Oui, eux n’y croient même pas. Martinez [Philippe Martinez, secrétaire général de la CGT – NDLR], à quel moment prendra-t-il la parole clairement ? On n’a jamais eu de contact avec lui. Symboliquement, ce serait bien, ça nous aiderait, qu’il y ait des gens comme ça. Que dalle. Même la Fédé… [la fédération CGT de la Métallurgie, dont dépendent les Ford – NDLR]. On commence un peu à les voir. Mais on est en septembre, et c’est en février que Ford a annoncé [la fermeture]. Donc oui, il y a un problème des structures syndicales : une fermeture d’usine, elles ont pris le pli, elles aussi. C’est difficile partout, même chez les élus locaux, les maires. En 2008, on avait des soutiens, les maires se mobilisaient un petit peu. On avait un point d’appui avec le PS, en 2007-2008, qui était en plus dans l’opposition à Sarkozy. Aujourd’hui, on a un PS qui est laminé. Donc même les élus PS dans la région, et il y en a, des maires notamment, sont complètement en vrac.
Alain Juppé, le maire de Bordeaux, s’était prononcé contre la fermeture.

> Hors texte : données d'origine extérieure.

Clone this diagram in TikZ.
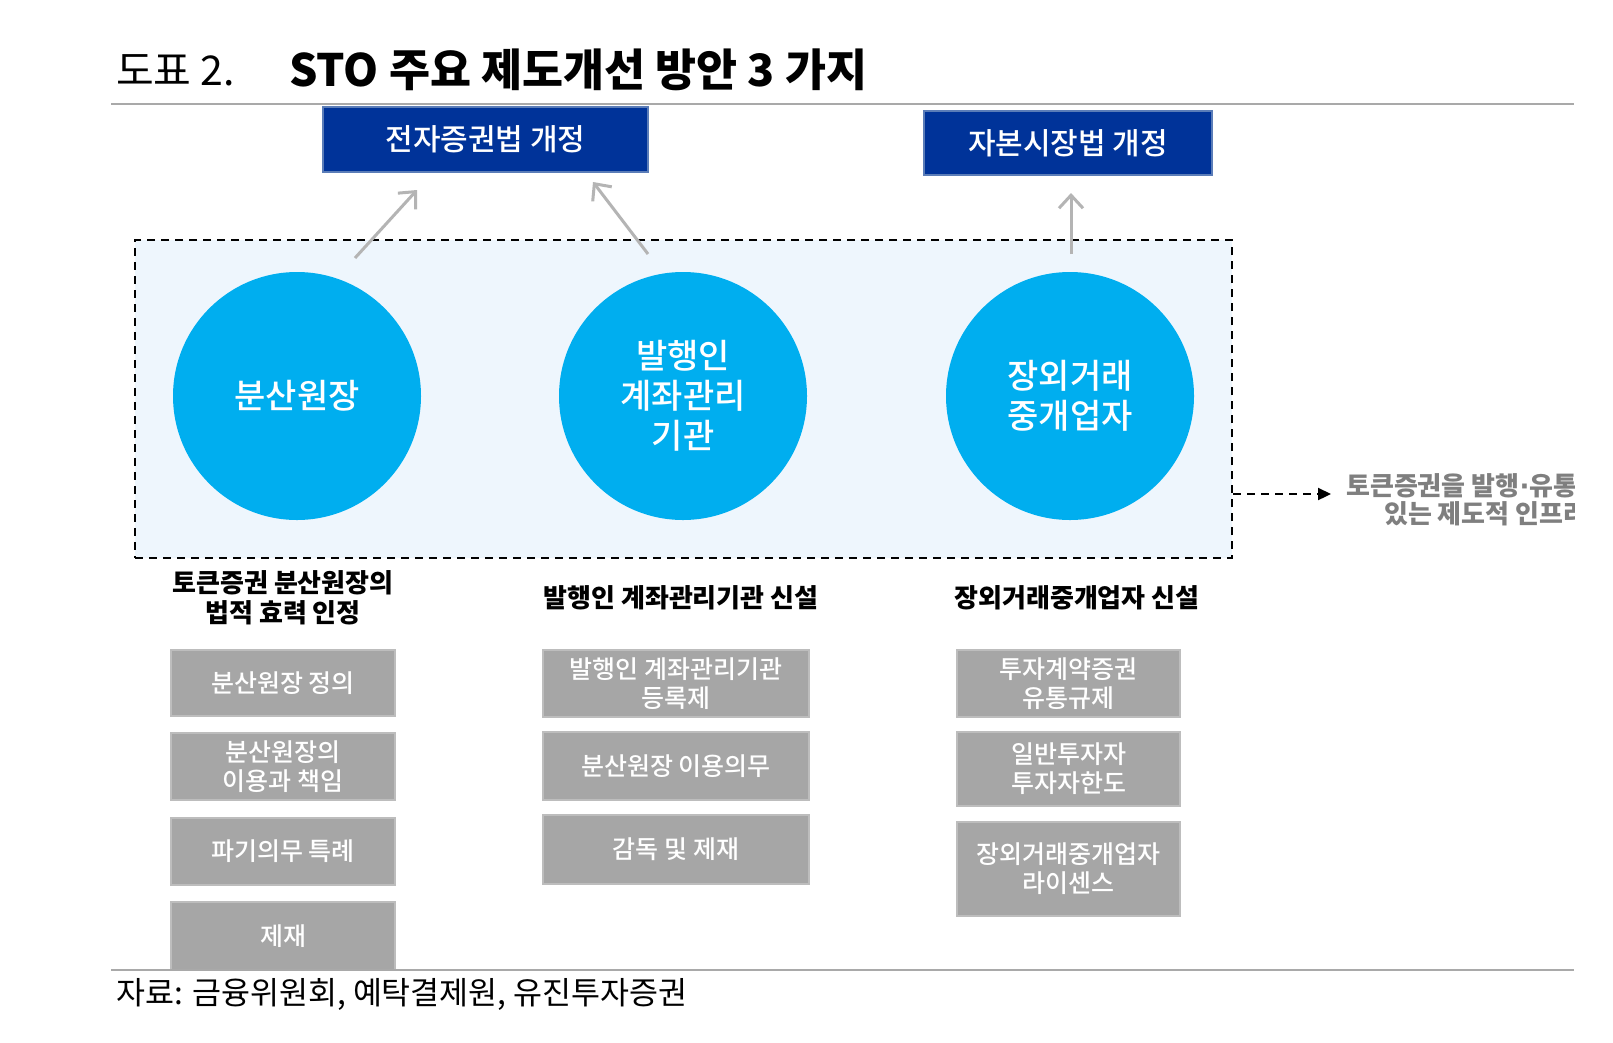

Oui, on avait eu Juppé et Rousset [Alain Juppé, maire de Bordeaux et président de Bordeaux Métropole, et Alain Rousset, président de la région Nouvelle-Aquitaine — NDLR] qui avaient dénoncé, en février, à l’annonce de la fermeture. On avait fait une journée de grève totale. Ils regardent ce qu’il se passe, s’il y a de la contestation sociale. Ils étaient obligés, on les avait alertés dans des réunions depuis des années. Ils ont fait le minimum, parce qu’on faisait de grosses actions dans les premières semaines. Mais une fois qu’on n’a pas réussi à maintenir le mouvement, ils n’ont plus rien dit. On ne les a pas vu pendant six mois. Eux aussi doivent considérer qu’il n’y a rien à faire. Parce que ça remet en cause leurs propres politiques, ça aussi. C’est un peu facile de disparaître de la circulation quand il y a un problème comme celui-là, alors qu’ils ont filé de l’argent, ils l’ont justifié et ont laissé Ford faire. Là, ils réapparaissent un petit peu, parce que Le Maire est venu… Ce n’est pas très reluisant, comme comportement. On leur avait proposé de faire des conférences de presse communes ! On leur proposait une conférence de presse, intersyndicale-Juppé-Rousset, pour dire « voilà, l’État et les salariés, main dans la main, se battent pour sauver l’usine ». On voulait leur mettre la pression. Ils n’ont pas voulu. Parce qu’ils n’ont pas envie de s’enticher de nous. C’est ce qui est terrible : pendant six mois il n’y a rien eu : même le journal Sud Ouest n’en parlait quasiment pas. Là, ils ont fait un bel article, un article correct sur la manifestation. Mais parce qu’il y a une manif. Sinon, ils ne parlent pas du problème comme si c’était un problème de société, ils n’en parlent pas comme ils devraient en parler : montrer les implications, montrer la gravité de la chose. Les médias auraient un rôle à jouer pour alerter l’opinion publique. Comme ils n’en parlent pas, ça ne met pas en porte-à-faux les pouvoirs publics. Plus ils en parleraient, plus ça obligerait les pouvoirs publics à se positionner. Si les médias n’en parlent pas, les pouvoirs publics n’ont pas de pression.